:: Aim of the task ::
Return all lines where the word "chart" can be found.

:: Given material ::
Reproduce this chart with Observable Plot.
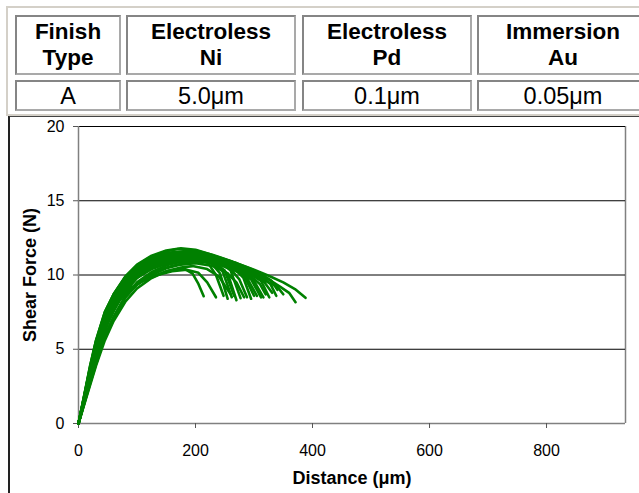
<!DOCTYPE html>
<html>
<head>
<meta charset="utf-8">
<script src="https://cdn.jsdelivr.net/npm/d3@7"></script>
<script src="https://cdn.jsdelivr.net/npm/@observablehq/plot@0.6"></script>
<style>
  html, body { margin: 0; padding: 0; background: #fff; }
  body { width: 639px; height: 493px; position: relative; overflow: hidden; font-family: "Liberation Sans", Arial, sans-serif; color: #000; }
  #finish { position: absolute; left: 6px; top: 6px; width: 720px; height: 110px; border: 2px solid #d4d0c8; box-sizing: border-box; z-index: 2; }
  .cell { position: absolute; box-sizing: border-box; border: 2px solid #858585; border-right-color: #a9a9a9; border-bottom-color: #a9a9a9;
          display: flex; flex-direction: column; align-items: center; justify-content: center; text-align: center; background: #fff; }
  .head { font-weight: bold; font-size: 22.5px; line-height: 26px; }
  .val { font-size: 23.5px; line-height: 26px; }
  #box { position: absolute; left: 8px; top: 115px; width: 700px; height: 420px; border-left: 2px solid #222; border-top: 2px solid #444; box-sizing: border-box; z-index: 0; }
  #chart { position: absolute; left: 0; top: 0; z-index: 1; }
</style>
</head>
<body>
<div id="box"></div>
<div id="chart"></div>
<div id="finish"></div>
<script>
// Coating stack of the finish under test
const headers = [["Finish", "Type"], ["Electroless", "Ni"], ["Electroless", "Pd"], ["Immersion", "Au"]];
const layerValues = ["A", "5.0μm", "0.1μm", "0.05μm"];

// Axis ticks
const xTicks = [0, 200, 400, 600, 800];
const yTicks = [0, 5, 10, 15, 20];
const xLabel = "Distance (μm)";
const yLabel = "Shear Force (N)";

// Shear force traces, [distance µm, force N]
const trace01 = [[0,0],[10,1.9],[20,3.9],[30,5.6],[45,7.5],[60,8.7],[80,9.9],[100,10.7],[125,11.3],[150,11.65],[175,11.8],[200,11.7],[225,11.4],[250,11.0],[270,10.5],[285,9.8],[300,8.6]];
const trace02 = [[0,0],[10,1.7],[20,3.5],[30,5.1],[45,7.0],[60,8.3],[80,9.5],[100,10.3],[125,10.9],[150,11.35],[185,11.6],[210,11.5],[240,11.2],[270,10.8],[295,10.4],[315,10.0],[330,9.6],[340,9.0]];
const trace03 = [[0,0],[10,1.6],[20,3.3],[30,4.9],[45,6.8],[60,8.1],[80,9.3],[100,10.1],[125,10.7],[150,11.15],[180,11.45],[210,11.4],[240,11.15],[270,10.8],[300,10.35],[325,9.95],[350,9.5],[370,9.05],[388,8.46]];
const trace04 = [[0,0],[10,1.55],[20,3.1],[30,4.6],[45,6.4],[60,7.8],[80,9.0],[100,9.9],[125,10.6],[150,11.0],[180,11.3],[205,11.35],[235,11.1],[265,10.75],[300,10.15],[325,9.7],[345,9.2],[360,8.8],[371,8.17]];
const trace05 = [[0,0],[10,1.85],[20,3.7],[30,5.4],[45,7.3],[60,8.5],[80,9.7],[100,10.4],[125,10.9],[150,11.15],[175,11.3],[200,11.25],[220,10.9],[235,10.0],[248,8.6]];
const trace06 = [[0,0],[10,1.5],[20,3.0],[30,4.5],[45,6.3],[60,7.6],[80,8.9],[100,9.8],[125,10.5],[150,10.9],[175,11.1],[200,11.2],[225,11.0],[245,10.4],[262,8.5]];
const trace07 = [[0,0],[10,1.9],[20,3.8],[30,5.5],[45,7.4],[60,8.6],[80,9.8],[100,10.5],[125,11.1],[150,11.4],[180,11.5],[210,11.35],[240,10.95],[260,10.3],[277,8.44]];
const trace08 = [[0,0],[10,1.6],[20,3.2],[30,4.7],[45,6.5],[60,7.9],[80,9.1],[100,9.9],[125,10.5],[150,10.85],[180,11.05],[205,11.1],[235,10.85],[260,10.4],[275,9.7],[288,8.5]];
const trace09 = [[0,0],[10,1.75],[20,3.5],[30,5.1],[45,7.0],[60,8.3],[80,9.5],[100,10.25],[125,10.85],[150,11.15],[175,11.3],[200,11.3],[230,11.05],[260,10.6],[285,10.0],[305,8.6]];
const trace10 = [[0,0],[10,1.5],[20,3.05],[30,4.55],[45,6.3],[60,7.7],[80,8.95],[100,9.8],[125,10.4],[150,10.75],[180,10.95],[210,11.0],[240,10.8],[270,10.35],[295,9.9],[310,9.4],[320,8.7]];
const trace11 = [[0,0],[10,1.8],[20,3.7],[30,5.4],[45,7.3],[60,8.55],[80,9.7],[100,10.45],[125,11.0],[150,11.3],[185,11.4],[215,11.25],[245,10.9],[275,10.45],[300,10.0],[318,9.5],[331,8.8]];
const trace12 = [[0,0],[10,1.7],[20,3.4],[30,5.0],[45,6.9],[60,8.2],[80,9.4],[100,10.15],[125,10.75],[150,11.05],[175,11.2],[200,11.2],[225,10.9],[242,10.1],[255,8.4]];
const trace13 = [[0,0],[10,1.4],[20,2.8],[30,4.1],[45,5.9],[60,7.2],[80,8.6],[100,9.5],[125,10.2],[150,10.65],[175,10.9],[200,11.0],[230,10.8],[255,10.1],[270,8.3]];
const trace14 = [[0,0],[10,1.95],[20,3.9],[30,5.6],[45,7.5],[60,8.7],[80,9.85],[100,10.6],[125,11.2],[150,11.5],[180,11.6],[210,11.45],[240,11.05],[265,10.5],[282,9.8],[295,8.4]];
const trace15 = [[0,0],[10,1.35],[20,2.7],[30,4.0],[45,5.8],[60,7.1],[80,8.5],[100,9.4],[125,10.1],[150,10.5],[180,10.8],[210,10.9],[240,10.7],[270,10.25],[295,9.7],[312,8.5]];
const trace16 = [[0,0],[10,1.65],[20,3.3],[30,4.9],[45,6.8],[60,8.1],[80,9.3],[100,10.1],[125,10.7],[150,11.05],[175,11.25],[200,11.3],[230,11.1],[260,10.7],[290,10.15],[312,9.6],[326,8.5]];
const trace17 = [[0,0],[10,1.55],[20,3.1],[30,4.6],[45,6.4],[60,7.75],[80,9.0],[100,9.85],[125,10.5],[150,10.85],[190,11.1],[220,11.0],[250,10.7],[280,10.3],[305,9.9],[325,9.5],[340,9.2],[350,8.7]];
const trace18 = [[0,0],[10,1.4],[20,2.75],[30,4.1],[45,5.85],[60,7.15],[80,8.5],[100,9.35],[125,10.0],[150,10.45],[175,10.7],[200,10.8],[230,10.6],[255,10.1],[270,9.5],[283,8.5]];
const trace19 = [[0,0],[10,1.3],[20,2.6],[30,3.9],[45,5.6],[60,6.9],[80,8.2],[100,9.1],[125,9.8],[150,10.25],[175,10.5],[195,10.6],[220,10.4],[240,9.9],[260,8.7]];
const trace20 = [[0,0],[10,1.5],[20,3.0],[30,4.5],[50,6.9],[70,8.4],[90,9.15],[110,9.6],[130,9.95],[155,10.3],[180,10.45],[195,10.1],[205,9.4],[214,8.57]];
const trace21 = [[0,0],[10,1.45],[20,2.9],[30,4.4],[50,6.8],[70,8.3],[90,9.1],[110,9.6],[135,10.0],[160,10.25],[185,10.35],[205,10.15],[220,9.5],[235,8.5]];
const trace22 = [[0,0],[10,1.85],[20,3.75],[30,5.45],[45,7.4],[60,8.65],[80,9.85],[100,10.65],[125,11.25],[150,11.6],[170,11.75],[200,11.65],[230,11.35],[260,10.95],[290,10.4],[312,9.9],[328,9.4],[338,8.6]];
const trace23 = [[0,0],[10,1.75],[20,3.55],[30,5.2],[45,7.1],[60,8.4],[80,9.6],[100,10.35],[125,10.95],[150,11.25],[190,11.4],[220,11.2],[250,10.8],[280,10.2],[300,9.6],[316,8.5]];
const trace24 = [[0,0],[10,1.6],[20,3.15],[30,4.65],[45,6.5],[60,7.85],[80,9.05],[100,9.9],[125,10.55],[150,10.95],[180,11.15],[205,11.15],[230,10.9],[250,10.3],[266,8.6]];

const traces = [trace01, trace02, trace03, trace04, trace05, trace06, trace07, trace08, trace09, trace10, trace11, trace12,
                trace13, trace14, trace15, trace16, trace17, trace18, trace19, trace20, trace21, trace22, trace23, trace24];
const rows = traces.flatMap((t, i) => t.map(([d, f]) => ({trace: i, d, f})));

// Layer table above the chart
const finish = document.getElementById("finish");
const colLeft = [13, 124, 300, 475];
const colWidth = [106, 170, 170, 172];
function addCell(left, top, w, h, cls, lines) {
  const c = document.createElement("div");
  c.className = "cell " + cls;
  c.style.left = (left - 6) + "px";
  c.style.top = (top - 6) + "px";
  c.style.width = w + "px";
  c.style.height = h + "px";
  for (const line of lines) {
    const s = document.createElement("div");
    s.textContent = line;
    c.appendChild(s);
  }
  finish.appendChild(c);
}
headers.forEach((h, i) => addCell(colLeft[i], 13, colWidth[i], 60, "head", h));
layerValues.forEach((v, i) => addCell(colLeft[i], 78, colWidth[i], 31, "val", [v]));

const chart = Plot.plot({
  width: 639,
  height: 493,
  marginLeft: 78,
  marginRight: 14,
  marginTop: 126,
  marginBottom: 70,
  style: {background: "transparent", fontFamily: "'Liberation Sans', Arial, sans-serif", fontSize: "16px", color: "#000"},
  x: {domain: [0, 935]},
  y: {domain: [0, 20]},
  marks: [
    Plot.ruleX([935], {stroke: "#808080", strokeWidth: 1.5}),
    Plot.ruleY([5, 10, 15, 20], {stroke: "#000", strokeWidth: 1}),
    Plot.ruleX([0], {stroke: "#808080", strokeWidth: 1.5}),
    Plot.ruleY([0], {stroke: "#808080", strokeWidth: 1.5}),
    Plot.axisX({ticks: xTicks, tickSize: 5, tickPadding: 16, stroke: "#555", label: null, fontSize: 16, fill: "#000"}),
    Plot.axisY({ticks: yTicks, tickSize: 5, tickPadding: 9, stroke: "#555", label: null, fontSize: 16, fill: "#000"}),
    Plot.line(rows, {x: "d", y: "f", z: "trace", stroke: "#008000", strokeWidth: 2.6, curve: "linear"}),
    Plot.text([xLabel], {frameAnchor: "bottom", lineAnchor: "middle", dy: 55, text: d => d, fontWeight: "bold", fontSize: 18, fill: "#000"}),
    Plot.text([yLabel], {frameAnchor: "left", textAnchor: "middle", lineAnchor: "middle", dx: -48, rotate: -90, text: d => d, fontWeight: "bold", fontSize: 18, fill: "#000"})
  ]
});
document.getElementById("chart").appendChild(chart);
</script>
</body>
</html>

:: Solved problem ::
Reproduce this chart with Observable Plot.
  #chart { position: absolute; left: 0; top: 0; z-index: 1; }
<div id="chart"></div>
// Layer table above the chart
const chart = Plot.plot({
document.getElementById("chart").appendChild(chart);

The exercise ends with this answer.